*** THE DATA
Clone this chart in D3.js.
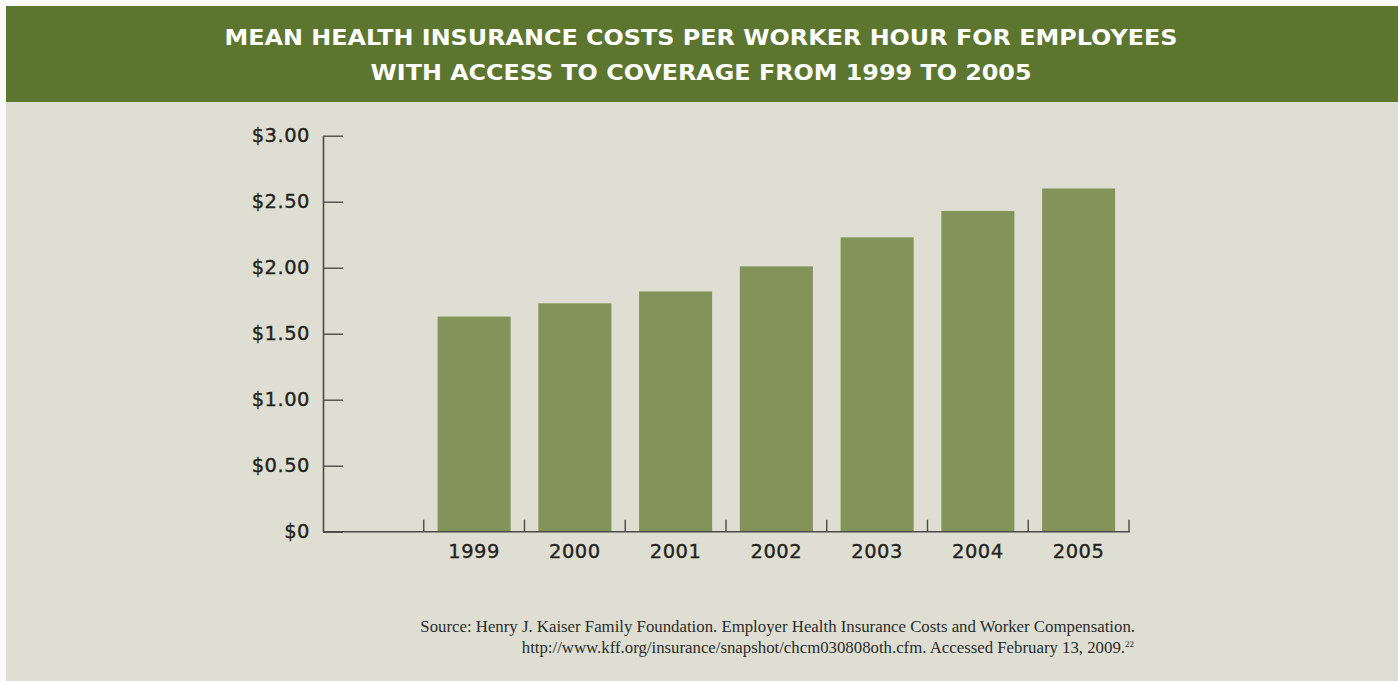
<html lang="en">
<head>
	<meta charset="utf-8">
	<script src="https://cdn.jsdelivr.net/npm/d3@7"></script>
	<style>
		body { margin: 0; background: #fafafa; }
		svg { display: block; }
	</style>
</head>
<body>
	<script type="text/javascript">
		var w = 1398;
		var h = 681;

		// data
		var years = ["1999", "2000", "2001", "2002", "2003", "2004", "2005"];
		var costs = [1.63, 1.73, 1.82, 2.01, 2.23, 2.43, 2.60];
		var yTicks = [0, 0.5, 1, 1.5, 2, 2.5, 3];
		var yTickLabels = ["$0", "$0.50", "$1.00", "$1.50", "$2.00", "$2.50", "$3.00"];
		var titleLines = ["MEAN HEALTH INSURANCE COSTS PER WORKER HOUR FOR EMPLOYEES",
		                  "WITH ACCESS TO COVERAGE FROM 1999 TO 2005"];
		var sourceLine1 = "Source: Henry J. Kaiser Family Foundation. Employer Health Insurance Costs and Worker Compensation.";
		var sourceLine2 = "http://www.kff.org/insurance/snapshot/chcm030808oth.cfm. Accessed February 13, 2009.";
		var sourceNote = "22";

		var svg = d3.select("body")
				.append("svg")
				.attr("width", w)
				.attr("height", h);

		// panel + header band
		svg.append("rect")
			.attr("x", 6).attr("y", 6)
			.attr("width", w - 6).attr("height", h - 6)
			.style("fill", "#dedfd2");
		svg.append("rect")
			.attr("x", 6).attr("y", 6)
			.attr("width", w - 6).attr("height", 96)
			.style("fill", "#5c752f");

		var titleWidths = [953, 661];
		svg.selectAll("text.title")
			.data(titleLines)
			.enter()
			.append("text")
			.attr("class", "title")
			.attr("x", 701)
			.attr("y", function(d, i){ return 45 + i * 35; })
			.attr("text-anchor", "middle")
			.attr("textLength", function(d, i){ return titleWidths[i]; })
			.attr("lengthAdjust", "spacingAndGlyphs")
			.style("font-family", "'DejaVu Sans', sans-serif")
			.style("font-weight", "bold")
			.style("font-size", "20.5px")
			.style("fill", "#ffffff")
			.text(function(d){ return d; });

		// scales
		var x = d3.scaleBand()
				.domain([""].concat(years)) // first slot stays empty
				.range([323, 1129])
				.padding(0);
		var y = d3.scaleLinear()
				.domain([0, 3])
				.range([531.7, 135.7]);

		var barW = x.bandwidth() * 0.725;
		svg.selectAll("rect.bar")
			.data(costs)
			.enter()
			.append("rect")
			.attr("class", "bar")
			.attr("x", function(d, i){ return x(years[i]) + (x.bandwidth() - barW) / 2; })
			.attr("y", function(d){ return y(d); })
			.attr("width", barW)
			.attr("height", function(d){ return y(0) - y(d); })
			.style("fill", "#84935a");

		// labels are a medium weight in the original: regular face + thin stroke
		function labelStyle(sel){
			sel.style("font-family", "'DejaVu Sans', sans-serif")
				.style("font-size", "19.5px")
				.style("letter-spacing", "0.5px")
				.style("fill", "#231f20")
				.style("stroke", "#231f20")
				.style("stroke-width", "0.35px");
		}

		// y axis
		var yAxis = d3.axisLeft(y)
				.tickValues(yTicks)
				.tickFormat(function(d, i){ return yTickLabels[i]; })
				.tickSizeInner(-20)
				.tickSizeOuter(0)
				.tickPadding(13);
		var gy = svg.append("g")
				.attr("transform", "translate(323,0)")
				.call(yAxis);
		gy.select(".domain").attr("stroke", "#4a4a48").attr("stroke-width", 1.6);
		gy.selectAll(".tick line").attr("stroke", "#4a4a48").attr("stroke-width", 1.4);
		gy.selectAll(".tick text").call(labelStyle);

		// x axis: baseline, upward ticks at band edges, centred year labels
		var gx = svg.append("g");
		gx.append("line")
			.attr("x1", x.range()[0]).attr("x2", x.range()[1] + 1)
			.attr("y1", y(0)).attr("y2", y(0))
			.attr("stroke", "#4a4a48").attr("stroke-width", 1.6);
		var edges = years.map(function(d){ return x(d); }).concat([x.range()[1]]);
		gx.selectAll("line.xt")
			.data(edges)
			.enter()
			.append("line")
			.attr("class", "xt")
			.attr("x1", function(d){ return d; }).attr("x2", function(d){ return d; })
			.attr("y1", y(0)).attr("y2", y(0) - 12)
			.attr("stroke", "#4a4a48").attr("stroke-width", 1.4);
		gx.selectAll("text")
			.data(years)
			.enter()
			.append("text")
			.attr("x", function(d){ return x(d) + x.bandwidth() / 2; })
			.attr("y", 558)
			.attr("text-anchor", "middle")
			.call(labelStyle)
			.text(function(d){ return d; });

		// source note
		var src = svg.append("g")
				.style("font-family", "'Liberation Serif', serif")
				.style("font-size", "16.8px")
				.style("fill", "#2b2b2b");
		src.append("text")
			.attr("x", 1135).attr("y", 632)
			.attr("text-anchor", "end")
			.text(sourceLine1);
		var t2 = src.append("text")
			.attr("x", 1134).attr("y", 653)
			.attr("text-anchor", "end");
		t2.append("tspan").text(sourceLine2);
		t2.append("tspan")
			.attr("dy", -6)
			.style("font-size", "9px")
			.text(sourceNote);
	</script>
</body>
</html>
******
*** THE DATA
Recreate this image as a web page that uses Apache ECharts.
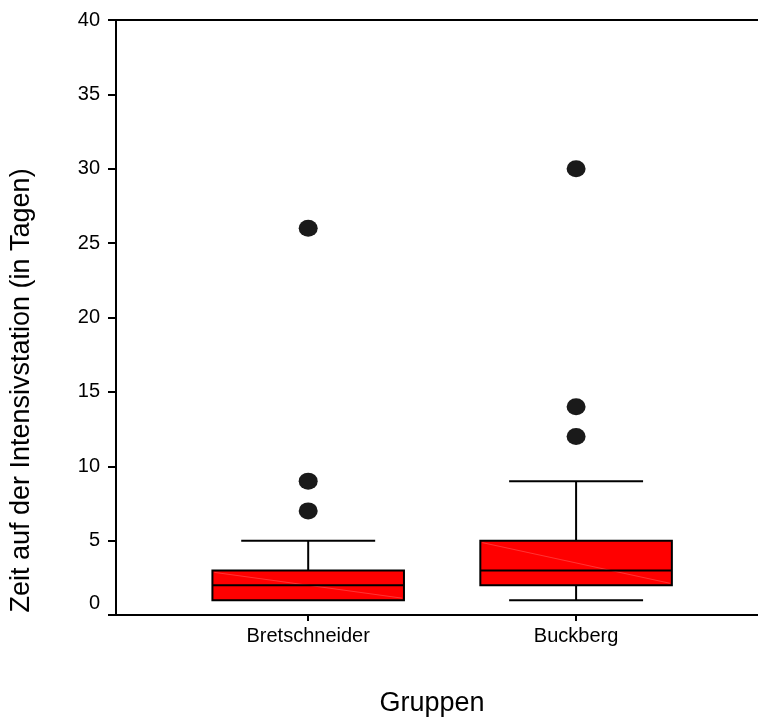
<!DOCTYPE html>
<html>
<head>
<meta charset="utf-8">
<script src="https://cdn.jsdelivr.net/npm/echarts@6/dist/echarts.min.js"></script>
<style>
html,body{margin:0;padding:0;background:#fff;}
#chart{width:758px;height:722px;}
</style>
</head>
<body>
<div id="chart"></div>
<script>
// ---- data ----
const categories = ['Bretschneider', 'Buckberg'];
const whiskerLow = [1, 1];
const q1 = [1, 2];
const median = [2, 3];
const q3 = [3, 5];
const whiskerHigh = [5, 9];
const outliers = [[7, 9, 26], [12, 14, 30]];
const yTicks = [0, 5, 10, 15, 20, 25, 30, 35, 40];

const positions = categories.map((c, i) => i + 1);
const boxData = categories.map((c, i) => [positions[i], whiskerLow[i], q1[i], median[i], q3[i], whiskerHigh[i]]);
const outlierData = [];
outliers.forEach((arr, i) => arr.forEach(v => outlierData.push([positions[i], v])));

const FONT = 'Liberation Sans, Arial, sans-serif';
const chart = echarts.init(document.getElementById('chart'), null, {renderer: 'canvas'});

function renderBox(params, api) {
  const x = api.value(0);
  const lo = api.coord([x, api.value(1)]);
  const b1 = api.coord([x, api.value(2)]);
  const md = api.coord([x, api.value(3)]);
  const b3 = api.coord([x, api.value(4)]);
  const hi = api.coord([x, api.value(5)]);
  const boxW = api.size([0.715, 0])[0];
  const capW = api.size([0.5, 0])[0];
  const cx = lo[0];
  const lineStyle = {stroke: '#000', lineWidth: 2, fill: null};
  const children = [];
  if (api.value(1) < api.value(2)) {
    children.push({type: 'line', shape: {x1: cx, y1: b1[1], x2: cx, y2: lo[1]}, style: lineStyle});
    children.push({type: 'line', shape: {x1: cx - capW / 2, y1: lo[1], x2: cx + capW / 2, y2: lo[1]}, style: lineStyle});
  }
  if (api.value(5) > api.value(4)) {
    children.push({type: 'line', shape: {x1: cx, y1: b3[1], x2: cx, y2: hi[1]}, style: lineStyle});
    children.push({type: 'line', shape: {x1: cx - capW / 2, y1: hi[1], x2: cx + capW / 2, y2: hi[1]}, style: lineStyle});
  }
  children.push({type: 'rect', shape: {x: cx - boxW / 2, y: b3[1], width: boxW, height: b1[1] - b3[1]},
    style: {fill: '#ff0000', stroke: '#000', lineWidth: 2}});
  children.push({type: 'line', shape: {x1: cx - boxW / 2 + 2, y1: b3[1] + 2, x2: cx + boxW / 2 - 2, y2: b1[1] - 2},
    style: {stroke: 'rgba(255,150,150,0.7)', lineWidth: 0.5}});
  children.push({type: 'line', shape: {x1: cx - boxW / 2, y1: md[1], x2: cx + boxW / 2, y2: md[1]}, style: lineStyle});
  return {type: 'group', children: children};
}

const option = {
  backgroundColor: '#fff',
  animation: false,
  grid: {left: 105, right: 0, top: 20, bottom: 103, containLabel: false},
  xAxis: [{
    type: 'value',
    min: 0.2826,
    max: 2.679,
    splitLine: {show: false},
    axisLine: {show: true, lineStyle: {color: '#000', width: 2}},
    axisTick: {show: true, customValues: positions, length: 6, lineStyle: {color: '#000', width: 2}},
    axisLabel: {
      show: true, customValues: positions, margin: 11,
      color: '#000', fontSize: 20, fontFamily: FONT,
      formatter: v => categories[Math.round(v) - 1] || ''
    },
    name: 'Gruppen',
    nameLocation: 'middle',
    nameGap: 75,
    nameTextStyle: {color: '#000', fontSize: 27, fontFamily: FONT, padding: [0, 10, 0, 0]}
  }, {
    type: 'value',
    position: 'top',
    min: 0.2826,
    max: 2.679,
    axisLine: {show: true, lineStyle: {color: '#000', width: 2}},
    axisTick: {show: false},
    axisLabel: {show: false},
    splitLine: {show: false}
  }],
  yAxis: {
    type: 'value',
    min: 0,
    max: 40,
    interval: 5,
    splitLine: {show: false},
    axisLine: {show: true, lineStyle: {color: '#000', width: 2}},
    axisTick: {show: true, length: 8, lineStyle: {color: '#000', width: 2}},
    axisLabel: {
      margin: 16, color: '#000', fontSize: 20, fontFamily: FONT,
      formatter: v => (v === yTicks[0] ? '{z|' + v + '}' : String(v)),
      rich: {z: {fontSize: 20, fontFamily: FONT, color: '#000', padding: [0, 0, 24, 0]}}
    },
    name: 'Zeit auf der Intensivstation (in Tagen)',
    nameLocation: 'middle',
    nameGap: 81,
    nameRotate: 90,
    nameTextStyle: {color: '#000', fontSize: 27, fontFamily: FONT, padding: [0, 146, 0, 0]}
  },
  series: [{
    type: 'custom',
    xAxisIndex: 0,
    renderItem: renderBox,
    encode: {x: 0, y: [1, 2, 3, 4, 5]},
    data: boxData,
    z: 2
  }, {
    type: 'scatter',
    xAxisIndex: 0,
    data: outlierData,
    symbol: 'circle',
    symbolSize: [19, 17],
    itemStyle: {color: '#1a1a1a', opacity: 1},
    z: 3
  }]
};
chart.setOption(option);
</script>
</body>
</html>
******
REQUIREMENT:
Transcribe only the lines above that start at the line containing "Recreate this image" and end at the line containing "30, 35, 40];". Omit pictures.

SOLVED PROBLEM:
Recreate this image as a web page that uses Apache ECharts.
<!DOCTYPE html>
<html>
<head>
<meta charset="utf-8">
<script src="https://cdn.jsdelivr.net/npm/echarts@6/dist/echarts.min.js"></script>
<style>
html,body{margin:0;padding:0;background:#fff;}
#chart{width:758px;height:722px;}
</style>
</head>
<body>
<div id="chart"></div>
<script>
// ---- data ----
const categories = ['Bretschneider', 'Buckberg'];
const whiskerLow = [1, 1];
const q1 = [1, 2];
const median = [2, 3];
const q3 = [3, 5];
const whiskerHigh = [5, 9];
const outliers = [[7, 9, 26], [12, 14, 30]];
const yTicks = [0, 5, 10, 15, 20, 25, 30, 35, 40];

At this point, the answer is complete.